Saturday, August 18, 2012

Data Quality - Running in the Badlands

I like to run a little. Actually, I like to run a lot. Back in the days when my work had me travelling most weeks one of the upsides was the opportunity to regularly find new running routes in new cities. Most times this resulted in an enjoyable run and the chance for a bit of sightseeing. However on occasions things didn't go quite so well. Several times I've felt very uncomfortable and one on occasion I had genuine fears for my safety.

Three such times stand out for their similarities although they occurred in different cities around the world - Las Vegas, Milan and Philadelphia. On each occasion I was speaking at a conference and so had a little time to kill, but not enough time so that I could run too far from my hotel. All of these cities promote themselves as either tourist or conference destinations and to the casual observer seem to fit this brief well - safe, busy, functional and (in two of the three cases) prosperous. At first glance it would seem that nothing is amiss and that the "service" they offer is well provided; they are "fit for purpose", if you like. However in each city less than six blocks from my hotel I found myself running through either seriously rundown areas, areas with (in one case) chain mesh fences and burning cars or areas where I was harassed and threatened.

Now, I admit that probably 99% or more of tourists or other visitors to these cities will probably never see the areas I did nor find themselves in a threatening situation. It strikes me that there are parallels with data quality in many business systems: the places where everyone goes, those areas that support the most common transactions and queries have had most obvious data quality issues sorted out. In most cases the people using these systems largely have no problems which stem from data quality issues so over time the perception develops that data quality is not an issue. Even when the odd data quality problem does crop up often its dismissed as an outlier or the pain of it forgotten before it can be used as a driver for a data quality improvement initiative. Much like the cities I visited all seems to be working smoothly as it should.
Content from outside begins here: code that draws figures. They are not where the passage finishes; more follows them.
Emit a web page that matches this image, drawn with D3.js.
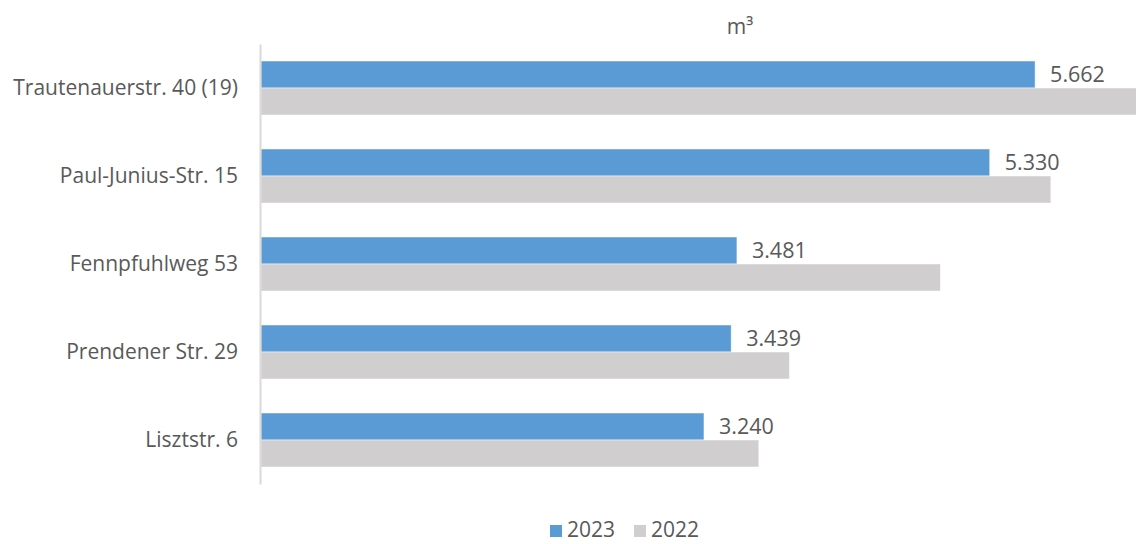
<!DOCTYPE html>
<html>
<head>
<meta charset="utf-8">
<script src="https://cdn.jsdelivr.net/npm/d3@7"></script>
<style>
  html, body { margin: 0; padding: 0; background: #fff; }
  svg { display: block; font-family: "Open Sans", sans-serif; }
</style>
</head>
<body>
<svg id="chart" width="1136" height="544"></svg>
<script>
// Wasserverbrauch je Standort in m³
const categories = ["Trautenauerstr. 40 (19)", "Paul-Junius-Str. 15", "Fennpfuhlweg 53", "Prendener Str. 29", "Lisztstr. 6"];
const seriesNames = ["2023", "2022"];
const values2023 = [5662, 5330, 3481, 3439, 3240];
const values2022 = [6450, 5777, 4969, 3865, 3641];
const unitLabel = "m³";

const colors = { "2023": "#5B9BD5", "2022": "#D0CECE" };
const textColor = "#595959";
const fmt = v => d3.format(",")(v).replace(/,/g, ".");

const svg = d3.select("#chart");
const W = 1136, H = 544;

const x = d3.scaleLinear().domain([0, 6400]).range([261, 1136]);
const y = d3.scaleBand().domain(categories).range([44, 484]).paddingInner(0.3864).paddingOuter(0.1932);
const ySub = d3.scaleBand().domain(seriesNames).range([0, y.bandwidth()]);

const rows = categories.map((c, i) => ({ cat: c, "2023": values2023[i], "2022": values2022[i] }));

svg.append("defs").append("clipPath").attr("id", "plotClip")
  .append("rect").attr("x", 0).attr("y", 0).attr("width", W).attr("height", H);

const groups = svg.append("g").attr("clip-path", "url(#plotClip)")
  .selectAll("g.row").data(rows).join("g")
  .attr("class", "row")
  .attr("transform", d => `translate(0,${y(d.cat)})`);

groups.selectAll("rect").data(d => seriesNames.map(s => ({ s, v: d[s] }))).join("rect")
  .attr("x", x(0))
  .attr("y", d => ySub(d.s))
  .attr("width", d => x(d.v) - x(0))
  .attr("height", ySub.bandwidth())
  .attr("fill", d => colors[d.s])
  .attr("stroke", "#ffffff")
  .attr("stroke-opacity", 0.6)
  .attr("stroke-width", 0.8);

// Werte für 2023
groups.append("text")
  .attr("x", d => x(d["2023"]) + 15)
  .attr("y", ySub("2023") + ySub.bandwidth() / 2)
  .attr("dy", "0.36em")
  .attr("fill", textColor)
  .attr("font-size", 21.5)
  .text(d => fmt(d["2023"]));

// Kategorieachse
const axis = svg.append("g")
  .attr("transform", `translate(260,0)`)
  .call(d3.axisLeft(y).tickSize(0).tickPadding(22));
axis.select(".domain").attr("stroke", "#d9d9d9").attr("stroke-width", 2);
axis.selectAll("text")
  .attr("fill", textColor)
  .attr("font-size", 21)
  .attr("font-family", "Open Sans, sans-serif");

// Einheit
svg.append("text")
  .attr("x", 740).attr("y", 34)
  .attr("text-anchor", "middle")
  .attr("fill", textColor)
  .attr("font-size", 21)
  .text(unitLabel);

// Legende
const legendPos = [550, 634];
const legend = svg.append("g").selectAll("g").data(seriesNames).join("g")
  .attr("transform", (d, i) => `translate(${legendPos[i]},524)`);
legend.append("rect").attr("y", 1).attr("width", 12).attr("height", 12).attr("fill", d => colors[d]);
legend.append("text")
  .attr("x", 17).attr("y", 13)
  .attr("fill", textColor)
  .attr("font-size", 21)
  .text(d => d);
</script>
</body>
</html>
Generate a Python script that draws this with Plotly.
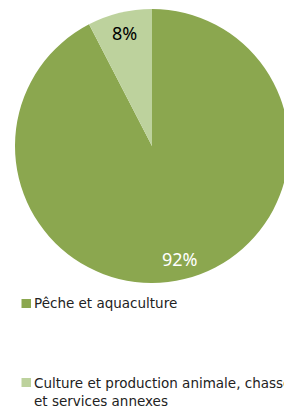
import math
import plotly.graph_objects as go

labels = ["Pêche et aquaculture", "Culture et production animale, chasse<br>et services annexes"]
values = [92.4, 7.6]
colors = ["#8BA74F", "#BDD29D"]
text_colors = ["white", "black"]

W, H = 300, 407
L, T, S = 15, 9, 274  # pie box left, top, size (px)
R_ = W - L - S
B = H - T - S


def px(x):
    return (x - L) / S


def py(y):
    return (T + S - y) / S


fig = go.Figure(go.Pie(
    labels=labels, values=values, sort=False, direction="clockwise", rotation=0,
    marker=dict(colors=colors, line=dict(width=0)), textinfo="none",
    hoverinfo="label+percent", showlegend=False,
))

annotations = []
total = sum(values)
cum = 0
for v, c in zip(values, text_colors):
    mid = (cum + v / 2) / total * 2 * math.pi
    cum += v
    annotations.append(dict(
        x=0.5 + 0.85 * 0.5 * math.sin(mid), y=0.5 + 0.85 * 0.5 * math.cos(mid),
        xref="paper", yref="paper", text=f"{round(v / total * 100)}%", showarrow=False,
        font=dict(family="Noto Sans", size=18, color=c), xanchor="center", yanchor="middle",
    ))

shapes = []
legend_y = [303.5, 382.5]
text_y = [303, 391.5]
for lab, col, ly, ty in zip(labels, colors, legend_y, text_y):
    shapes.append(dict(type="rect", xref="paper", yref="paper",
                       x0=px(21.5), x1=px(31), y0=py(ly + 4.5), y1=py(ly - 4.5),
                       fillcolor=col, line=dict(width=0)))
    annotations.append(dict(x=px(32), y=py(ty), xref="paper", yref="paper", text=lab,
                            showarrow=False, align="left", xanchor="left", yanchor="middle",
                            font=dict(family="DejaVu Sans", size=13.5, color="#222222")))

fig.update_layout(
    width=W, height=H, autosize=False,
    margin=dict(l=L, r=R_, t=T, b=B, pad=0),
    paper_bgcolor="white", plot_bgcolor="white",
    annotations=annotations, shapes=shapes,
)

fig.write_html("out.html", config={"displayModeBar": False},
               post_script="document.body.style.margin='0';document.body.style.overflow='hidden';document.documentElement.style.overflow='hidden';")
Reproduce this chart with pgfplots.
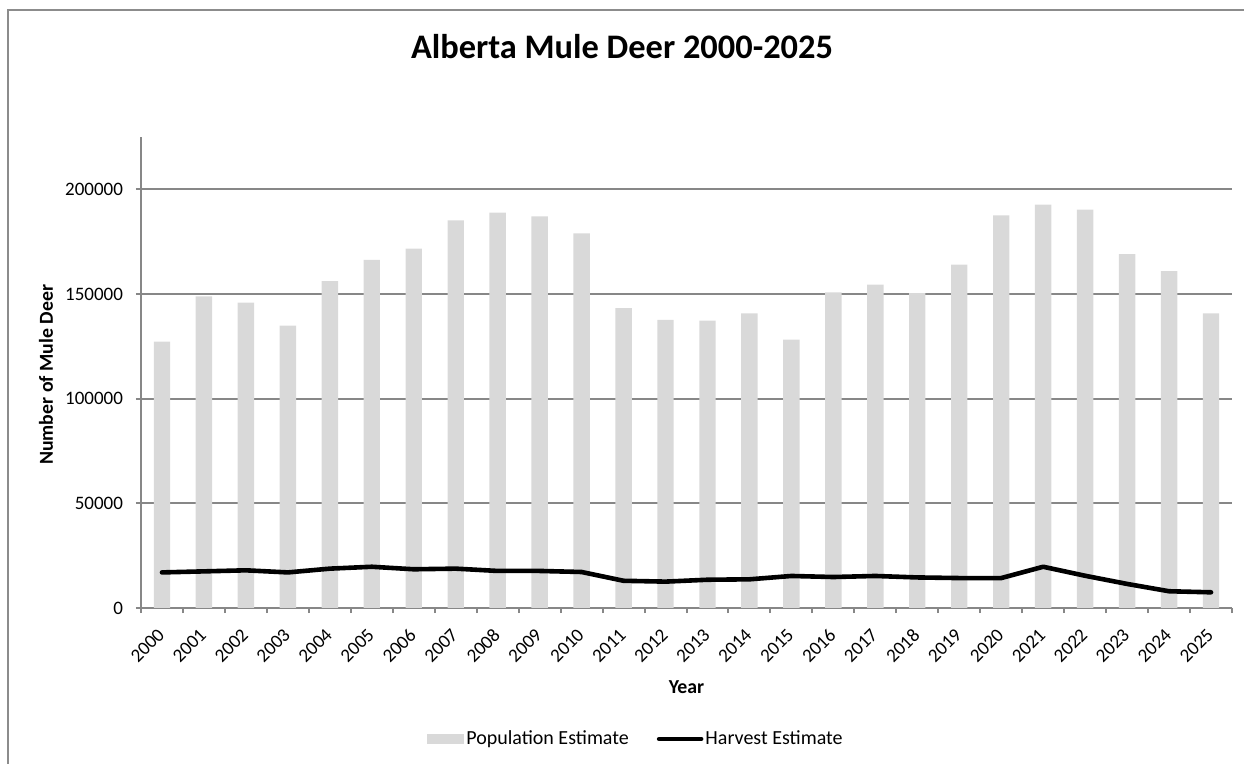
\documentclass[border=0pt]{standalone}
\usepackage{pgfplots}
\pgfplotsset{compat=1.18}
\usepackage{pgfplotstable}
\usepackage{fontspec}
\setmainfont{Carlito}

\definecolor{barcol}{HTML}{D9D9D9}
\definecolor{gridcol}{HTML}{878787}
\definecolor{framecol}{HTML}{8C8C8C}

% Year index (0 = 2000), population estimate, harvest estimate
\pgfplotstableread{
idx pop    harvest
0   127300 17000
1   148900 17500
2   145900 18000
3   134900 17000
4   156200 18800
5   166300 19700
6   171700 18500
7   185200 18800
8   188900 17700
9   187100 17700
10  179000 17200
11  143200 13000
12  137600 12600
13  137300 13500
14  140800 13700
15  128200 15300
16  150800 14800
17  154500 15300
18  150400 14600
19  164000 14300
20  187600 14300
21  192700 19700
22  190300 15400
23  169000 11500
24  160900 8000
25  140800 7500
}\deertable

\begin{document}
\begin{tikzpicture}
\useasboundingbox (0bp,0bp) rectangle (622bp,382bp);
% chart frame (top and left edges)
\draw[framecol, line width=1bp] (4bp,0bp) -- (4bp,377bp) -- (622bp,377bp);
\begin{axis}[
  at={(70.5bp,78bp)}, anchor=south west,
  scale only axis,
  width=545.5bp, height=235.5bp,
  xmin=-0.5, xmax=25.5,
  ymin=0, ymax=225000,
  axis x line*=bottom, axis y line*=left,
  axis line style={-, draw=gridcol, line width=1bp},
  ymajorgrids=true,
  grid style={draw=gridcol, line width=1bp},
  xtick={0,...,25},
  xticklabels={2000,2001,2002,2003,2004,2005,2006,2007,2008,2009,2010,2011,2012,2013,2014,2015,2016,2017,2018,2019,2020,2021,2022,2023,2024,2025},
  major x tick style={draw=none},
  minor xtick={-0.5,0.5,...,25.5},
  minor tick length=2.5bp,
  major tick length=2.5bp,
  tick align=outside,
  tick style={draw=gridcol, line width=1bp},
  ytick={0,50000,100000,150000,200000},
  scaled y ticks=false,
  /pgf/number format/fixed,
  /pgf/number format/set thousands separator={},
  /pgf/number format/assume math mode=true,
  yticklabel style={anchor=east, xshift=-3bp, font=\fontsize{9.5bp}{11bp}\selectfont},
  xticklabel style={font=\fontsize{9.5bp}{11bp}\selectfont, xshift=2bp, yshift=-7bp, rotate=45, anchor=east},
  every axis title shift=0pt,
  title={\textbf{Alberta Mule Deer 2000-2025}},
  title style={at={(axis description cs:0.4409,1.1656)}, anchor=base, font=\fontsize{17.2bp}{20bp}\selectfont},
  ylabel={\textbf{Number of Mule Deer}},
  ylabel style={at={(axis description cs:-0.0871,0.495)}, anchor=center, font=\fontsize{9.9bp}{12bp}\selectfont},
  xlabel={\textbf{Year}},
  xlabel style={at={(axis description cs:0.5,-0.1688)}, anchor=center, font=\fontsize{9.9bp}{12bp}\selectfont},
  legend columns=2,
  legend style={at={(axis description cs:0.2621,-0.278)}, anchor=west, draw=none, fill=none,
    inner sep=0pt, font=\fontsize{10bp}{12bp}\selectfont,
    nodes={inner sep=1bp},
    /tikz/every even column/.append style={column sep=13bp}},
  legend cell align=left,
]
\addplot[ybar, bar width=8.2bp, fill=barcol, draw=none,
  legend image code/.code={\fill[barcol] (0bp,-2.5bp) rectangle (18.5bp,2.5bp);}]
  table[x=idx, y=pop] {\deertable};
\addlegendentry{Population Estimate}
\addplot[black, line width=2.3bp, line join=round, line cap=round, mark=none,
  legend image code/.code={\draw[black, line width=2.3bp, line cap=round] (0bp,0bp) -- (21bp,0bp);}]
  table[x=idx, y=harvest] {\deertable};
\addlegendentry{Harvest Estimate}
\end{axis}
\end{tikzpicture}
\end{document}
However on my problem runs I definitely didn't get the result I was after - I didn't enjoy sightseeing and the training effect I had planned for didn't eventuate as I either had to cut my run short or ran (away) at a faster pace than I had planned. Without doubt there was at least a loss of effectiveness and probably a failure to get to the desired outcome. The same occurs in our systems when data quality issues lurk just out of plain sight. When users venture into those areas, be it with ad-hoc requests or with infrequently run analytics, the outcome they seek may well either be missed entirely or hampered by inefficiencies. These issues have knock on effects too - perhaps someone reading this blog won't run next time they attend a conference in one of those cities or may even choose another conference entirely, in much the same way users may choose not to again wade through an analytic process in a certain area of data, preferring instead to rely on gut feel or their own sets of numbers from desktop spreadsheets.
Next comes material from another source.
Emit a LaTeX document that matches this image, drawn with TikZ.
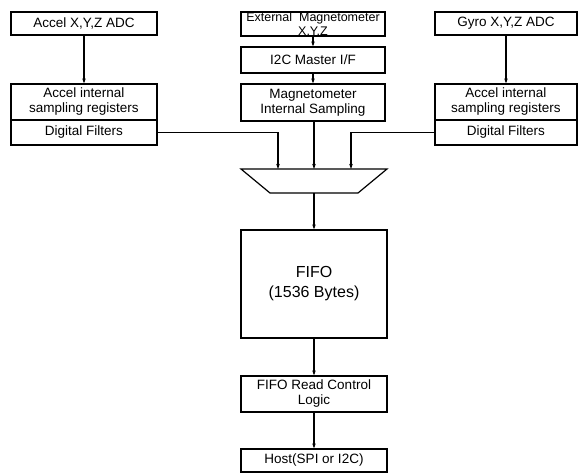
\documentclass[tikz,border=0pt]{standalone}
\usepackage{fontspec}
\setmainfont{Liberation Sans}
\usetikzlibrary{arrows.meta}
\begin{document}
\begin{tikzpicture}[x=1pt,y=-1pt,
  box/.style={draw,line width=1.2pt,inner sep=0pt,align=center,font=\fontsize{13.5}{15}\selectfont},
  arr/.style={line width=1.1pt,-{Stealth[length=5pt,width=3.5pt]}},
  ln/.style={line width=1.1pt}]
\useasboundingbox (0,0) rectangle (579,474);
% left column
\node[box,minimum width=146pt,minimum height=23pt] (lt) at (84,23.5) {Accel X,Y,Z ADC};
\node[box,minimum width=146pt,minimum height=36pt] (lr) at (84,102) {Accel internal\\sampling registers};
\node[box,minimum width=146pt,minimum height=25pt] (lf) at (84,132.5) {Digital Filters};
% right column
\node[box,minimum width=142pt,minimum height=23pt] (rt) at (506,23.5) {Gyro X,Y,Z ADC};
\node[box,minimum width=142pt,minimum height=36pt] (rr) at (506,102) {Accel internal\\sampling registers};
\node[box,minimum width=142pt,minimum height=25pt] (rf) at (506,132.5) {Digital Filters};
% centre column
\node[box,minimum width=144pt,minimum height=24pt] (em) at (313,24) {};
\node[font=\fontsize{12.5}{14}\selectfont,align=center,inner sep=0pt] (emt) at (313,25) {External\ \ Magnetometer\\X,Y,Z};
\node[box,minimum width=144pt,minimum height=26pt] (i2c) at (313,60) {I2C Master I/F};
\node[box,minimum width=144pt,minimum height=37pt] (ms) at (313,102.5) {Magnetometer\\Internal Sampling};
% mux
\coordinate (mtl) at (241,169);
\coordinate (mtr) at (387,169);
\coordinate (mbr) at (358,193);
\coordinate (mbl) at (270,193);
\coordinate (m1) at (278,169);
\coordinate (m2) at (314,169);
\coordinate (m3) at (351,169);
\coordinate (mo) at (314,193);
\draw[line width=1.2pt] (mtl) -- (mtr) -- (mbr) -- (mbl) -- cycle;
% lower column
\node[box,minimum width=146pt,minimum height=108pt,font=\fontsize{16}{20}\selectfont] (fifo) at (314,284) {FIFO\\(1536 Bytes)};
\node[box,minimum width=146pt,minimum height=36pt] (rc) at (314,394) {FIFO Read Control\\Logic};
\node[box,minimum width=146pt,minimum height=23pt] (host) at (314,460.5) {Host(SPI or I2C)};
% connectors
\draw[arr] (lt) -- (lr);
\draw[arr] (rt) -- (rr);
\draw[arr] (em) -- (i2c);
\draw[arr] (i2c) -- (ms);
\draw[arr] (lf.east) -| (m1);
\draw[arr] (rf.west) -| (m3);
\draw[arr] (ms.south -| m2) -- (m2);
\draw[arr] (mo) -- (fifo.north -| mo);
\draw[arr] (fifo) -- (rc);
\draw[arr] (rc) -- (host);
\end{tikzpicture}
\end{document}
So should we as data quality or data governance practitioners act to rectify these less mainstream data quality issues. The answer is probably "it depends". For me, it's a cost benefit question, if the impact of the problem is bigger than the cost to fix it then there could be a strong business case to be built for a fix. The bigger issue though is not knowing that the problems exist in the first case, so perhaps it is beholden on us to attempt to understand where these problems lie so we, and our stakeholders, can best choose where to focus data quality improvement efforts. Interestingly this very style effort actually is in play at the hotel I stayed at in Philadelphia. Seeing me walk back into the lobby in my running gear the hotel concierge asked how my run was and then offered me a pre-prepared map showing run routes and a very clearly marked border indicating the outer limits of where it was safe to run. I only wish they had advertised the existence of this data steward before I'd gone out running!

1 comment:

  1. You mention the biggest problem is: “not knowing the problem exists”. I wonder if the business understood the cost impact of the "problem" better would they be more focused on creating (=investing in) an environment/culture where people - if finding themselves down the wrong route - are inclined to mention this in a way that rectifies the problem for others? Having mechanisms, tools, or better still people (enter: data steward) to alert colleagues of the route to take? Is it a chicken and egg thing - which comes first? A cost benefit analysis or the data steward? Curious to know how to gauge the "cost of the problem" when it's not transparent (at least to me ... and I confess to knowing nothing about data quality) how to collect the financial impacts?